I visited reenactments of the Napoleonic Wars of Liberation, the American Civil War, and World War I and II, in Belgium, France and Germany. While some of these events are performed in front of an audience, others take place on private property and are closed off from the outside world. Often there are strict rules, military ranks and procedures that must be followed. Not only the clothing must be authentic, but also the food and shelter.

Many of the reenactors have a strong knowledge of details, own original parts, partly tailor their clothes themselves or buy them from one of the few authentic tailors.
Their motivations vary enormously, from historical interest, trying to get close to the experiences of grandfathers to better understand them, weapons and war enthusiasm, collectors, to a glorified perception of war and camaraderie.
Many participate in combat reenactments, while some reject this and focus on displaying accurate uniforms and the daily life of soldiers. They want to share their knowledge and make it accessible so that knowledge about historical wars is not lost. For some, war reenactment even becomes an obsession.

With each of these reenactments, the true events behind them, are constantly reinterpreted and thus run the risk of being altered. Reenactments are always a kind of perfect warfare that cannot represent death, displacement and trauma.

Through my photography, I underscore the over-aestheticization of these performances in order to evoke the tension between truth and fiction. Due to their perfection, the reenactments expose themselves.
The question arises, which understanding of war is conveyed here, and in which way, we want to remember these wars.
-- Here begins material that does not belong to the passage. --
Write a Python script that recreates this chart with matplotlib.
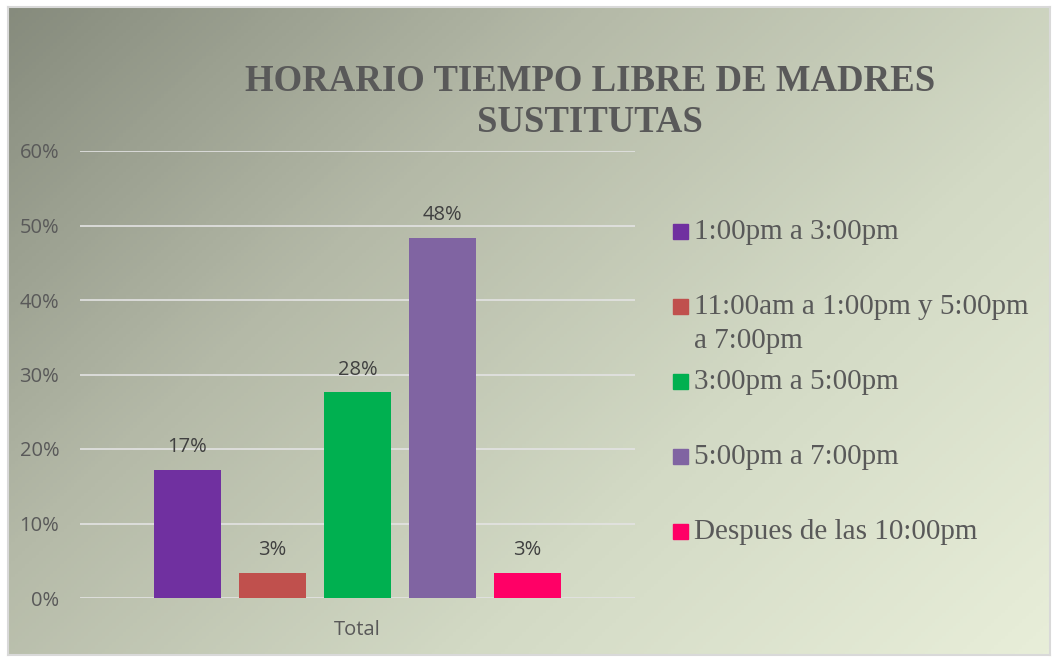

As a German, seeing someone in a German Wehrmacht uniform for the first time was a strange feeling. I often thought of my great-grandfather, who had to serve in both World Wars. One of the reenactments took place on a former World War I battlefield. I have a letter from my great-grandfather, which he sent during his time in the First World War. The location on the letter is right next to the battlefield where I was to photograph a reenactment over a hundred years later. This gave me a feeling which I could hardly describe, a mixture of closeness and distance. The more I thought about the history of my great-grandfather and the horrors he must have experienced, the more distant and alien I felt in these situations.